[TASK OBJECTIVE]: Look through the material and copy each line holding "page".

[RAW DATA]:
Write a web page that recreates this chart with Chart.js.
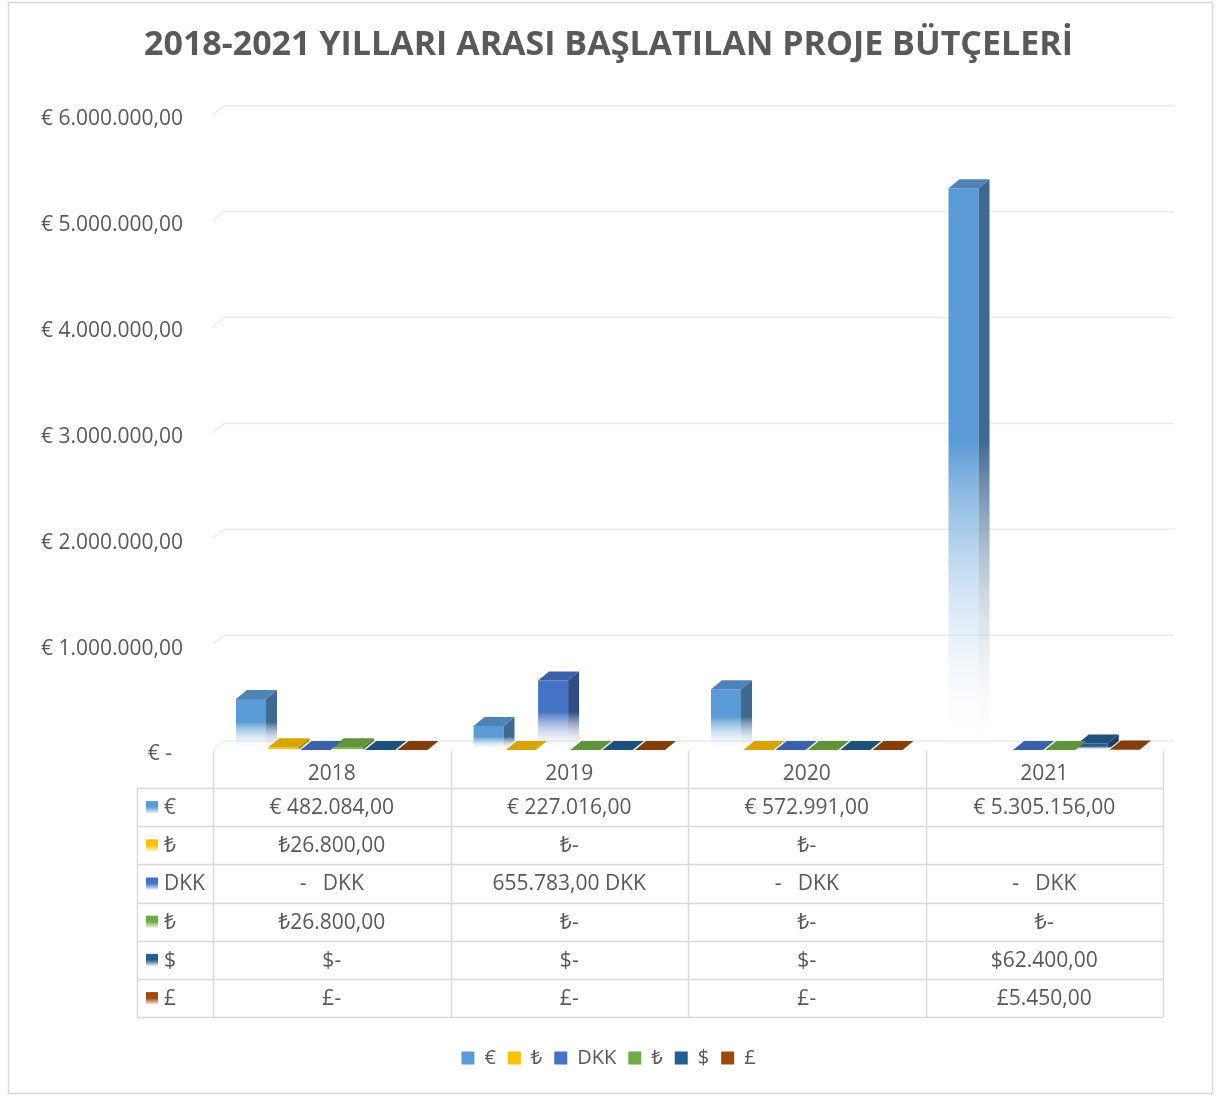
<!DOCTYPE html>
<html>
<head>
<meta charset="utf-8">
<script src="https://cdn.jsdelivr.net/npm/chart.js@4.4.1/dist/chart.umd.min.js"></script>
<style>
  html, body { margin: 0; padding: 0; background: #fff; }
  canvas { display: block; }
</style>
</head>
<body>
<canvas id="chart" width="1217" height="1097"></canvas>
<script>
// chart data
const years = ['2018', '2019', '2020', '2021'];
const seriesNames = ['€', '₺', 'DKK', '₺', '$', '£'];
const eurValues = [482084, 227016, 572991, 5305156];
const tryValues = [26800, 0, 0, null];
const dkkValues = [0, 655783, 0, 0];
const try2Values = [26800, 0, 0, 0];
const usdValues = [0, 0, 0, 62400];
const gbpValues = [0, 0, 0, 5450];
const yTickValues = [0, 1000000, 2000000, 3000000, 4000000, 5000000, 6000000];

const seriesColors = ['#5B9BD5', '#FFC000', '#4472C4', '#70AD47', '#255E91', '#9E480E'];
const TEXT = '#595959';
const LINE = '#d9d9d9';
const FONT = "'Open Sans', 'Noto Sans', sans-serif";
const DX = 11, DY = 9; // depth of the 3d bars

const fmt = v => v.toLocaleString('de-DE', { minimumFractionDigits: 2, maximumFractionDigits: 2 });

// how each row of the data table shows its numbers
const cellFormats = [
  v => '€ ' + fmt(v),
  v => v ? '₺' + fmt(v) : '₺-',
  v => v ? fmt(v) + ' DKK' : '-   DKK',
  v => v ? '₺' + fmt(v) : '₺-',
  v => v ? '$' + fmt(v) : '$-',
  v => v ? '£' + fmt(v) : '£-',
];

function shade(hex, f) {
  const n = parseInt(hex.slice(1), 16);
  const r = Math.round(((n >> 16) & 255) * f);
  const g = Math.round(((n >> 8) & 255) * f);
  const b = Math.round((n & 255) * f);
  return `rgb(${r},${g},${b})`;
}
function alpha(hex, a) {
  const n = parseInt(hex.slice(1), 16);
  return `rgba(${(n >> 16) & 255},${(n >> 8) & 255},${n & 255},${a})`;
}

function fadeGradient(ctx, color, top, base) {
  const g = ctx.createLinearGradient(0, top, 0, base);
  g.addColorStop(0, color);
  g.addColorStop(0.45, color);
  g.addColorStop(1, 'rgba(255,255,255,0.05)');
  return g;
}

// front face: solid at the top, fading out to the floor
function frontFill(context) {
  const color = seriesColors[context.datasetIndex];
  if (context.type !== 'data' || context.raw == null) return color;
  const y = context.chart.scales.y;
  if (!y) return color;
  const top = y.getPixelForValue(context.raw);
  const base = y.getPixelForValue(0);
  if (!isFinite(top) || !isFinite(base) || base - top < 2) return color;
  return fadeGradient(context.chart.ctx, color, top, base);
}

const datasets = [eurValues, tryValues, dkkValues, try2Values, usdValues, gbpValues].map((data, i) => ({
  label: seriesNames[i],
  data: data,
  backgroundColor: frontFill,
  borderWidth: 0,
  categoryPercentage: 0.816,
  barPercentage: 0.93,
}));

const frame = {
  id: 'frame',
  beforeDraw(chart) {
    const ctx = chart.ctx;
    ctx.save();
    ctx.fillStyle = '#fff';
    ctx.fillRect(0, 0, chart.width, chart.height);
    ctx.strokeStyle = LINE;
    ctx.lineWidth = 1.5;
    ctx.strokeRect(8.5, 2.5, chart.width - 13, chart.height - 6);
    ctx.restore();
  }
};

const bar3d = {
  id: 'bar3d',
  // gridlines sit on the back wall
  beforeDatasetsDraw(chart) {
    const { ctx, chartArea, scales: { y } } = chart;
    ctx.save();
    ctx.strokeStyle = '#ebebeb';
    ctx.lineWidth = 1.5;
    yTickValues.forEach(v => {
      const yp = y.getPixelForValue(v);
      ctx.beginPath();
      ctx.moveTo(chartArea.left, yp);
      ctx.lineTo(chartArea.left + DX, yp - DY);
      ctx.lineTo(chartArea.right + DX, yp - DY);
      ctx.stroke();
    });
    ctx.restore();
  },
  afterDatasetDraw(chart, args) {
    const ctx = chart.ctx;
    const i = args.index;
    const color = seriesColors[i];
    const data = chart.data.datasets[i].data;
    ctx.save();
    args.meta.data.forEach((bar, j) => {
      if (data[j] == null) return;
      const { x, y, base, width } = bar.getProps(['x', 'y', 'base', 'width'], true);
      const l = x - width / 2, r = x + width / 2;
      if (base - y > 1) {
        ctx.fillStyle = fadeGradient(ctx, shade(color, 0.68), y, base);
        ctx.beginPath();
        ctx.moveTo(r, y);
        ctx.lineTo(r + DX, y - DY);
        ctx.lineTo(r + DX, base - DY);
        ctx.lineTo(r, base);
        ctx.closePath();
        ctx.fill();
      }
      ctx.fillStyle = shade(color, 0.85);
      ctx.beginPath();
      ctx.moveTo(l, y);
      ctx.lineTo(l + DX, y - DY);
      ctx.lineTo(r + DX, y - DY);
      ctx.lineTo(r, y);
      ctx.closePath();
      ctx.fill();
    });
    ctx.restore();
  }
};

const dataTable = {
  id: 'dataTable',
  afterDraw(chart) {
    const { ctx, chartArea, scales: { x } } = chart;
    const colW = (chartArea.right - chartArea.left) / years.length;
    const top = chartArea.bottom + 1;
    const headH = 37, rowH = 38.2;
    const labelLeft = 137;
    const bottom = top + headH + rowH * seriesNames.length;
    ctx.save();
    ctx.strokeStyle = LINE;
    ctx.lineWidth = 1.5;
    ctx.beginPath();
    for (let c = 0; c <= years.length; c++) {
      const xp = Math.round(chartArea.left + c * colW) + 0.5;
      ctx.moveTo(xp, top);
      ctx.lineTo(xp, bottom);
    }
    ctx.moveTo(labelLeft + 0.5, top + headH);
    ctx.lineTo(labelLeft + 0.5, bottom);
    for (let r = 0; r <= seriesNames.length; r++) {
      const yp = Math.round(top + headH + r * rowH) + 0.5;
      ctx.moveTo(labelLeft, yp);
      ctx.lineTo(chartArea.right, yp);
    }
    ctx.stroke();

    ctx.fillStyle = TEXT;
    ctx.font = `21px ${FONT}`;
    ctx.textBaseline = 'middle';
    ctx.textAlign = 'center';
    years.forEach((yr, c) => {
      ctx.fillText(yr, x.getPixelForValue(c), top + headH / 2 + 5);
    });
    datasets.forEach((ds, r) => {
      const cy = top + headH + r * rowH + rowH / 2 + 1;
      // legend key of the row
      const g = ctx.createLinearGradient(0, cy - 7, 0, cy + 5);
      g.addColorStop(0, seriesColors[r]);
      g.addColorStop(0.5, seriesColors[r]);
      g.addColorStop(1, alpha(seriesColors[r], 0.15));
      ctx.fillStyle = g;
      ctx.fillRect(146, cy - 7, 12, 12);
      ctx.fillStyle = TEXT;
      ctx.textAlign = 'left';
      ctx.fillText(seriesNames[r], 164, cy);
      ctx.textAlign = 'center';
      ds.data.forEach((v, c) => {
        if (v == null) return;
        ctx.fillText(cellFormats[r](v), x.getPixelForValue(c), cy);
      });
    });
    ctx.restore();
  }
};

new Chart(document.getElementById('chart'), {
  type: 'bar',
  data: { labels: years, datasets: datasets },
  plugins: [frame, bar3d, dataTable],
  options: {
    responsive: false,
    animation: false,
    layout: { padding: { left: 0, right: 0, top: 0, bottom: 19 } },
    scales: {
      x: {
        grid: { display: false },
        border: { display: false },
        ticks: { display: false },
        afterFit: axis => { axis.height = 286; },
      },
      y: {
        min: 0,
        max: 6000000,
        afterBuildTicks: axis => { axis.ticks = yTickValues.map(v => ({ value: v })); },
        grid: { display: false },
        border: { display: false },
        ticks: {
          color: TEXT,
          padding: 22,
          labelOffset: 4.5,
          font: { family: FONT, size: 21 },
          callback: v => v === 0 ? '€ -  ' : '€ ' + fmt(v),
        },
        afterFit: axis => { axis.width = 213; },
      },
      // empty right margin so title and legend stay centred on the page
      yRight: {
        position: 'right',
        grid: { display: false },
        border: { display: false },
        ticks: { display: false },
        afterFit: axis => { axis.width = 54; },
      },
    },
    plugins: {
      title: {
        display: true,
        text: '2018-2021 YILLARI ARASI BAŞLATILAN PROJE BÜTÇELERİ',
        color: TEXT,
        font: { family: FONT, size: 34, weight: 'bold' },
        padding: { top: 25, bottom: 49 },
      },
      legend: {
        position: 'bottom',
        labels: {
          color: TEXT,
          boxWidth: 13,
          boxHeight: 13,
          padding: 12,
          font: { family: FONT, size: 20 },
          generateLabels: chart => Chart.defaults.plugins.legend.labels.generateLabels(chart)
            .map(item => Object.assign(item, { fillStyle: seriesColors[item.datasetIndex], lineWidth: 0 })),
        },
      },
      tooltip: { enabled: false },
    },
  },
});
</script>
</body>
</html>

[TASK OUTPUT]:
Write a web page that recreates this chart with Chart.js.
      // empty right margin so title and legend stay centred on the page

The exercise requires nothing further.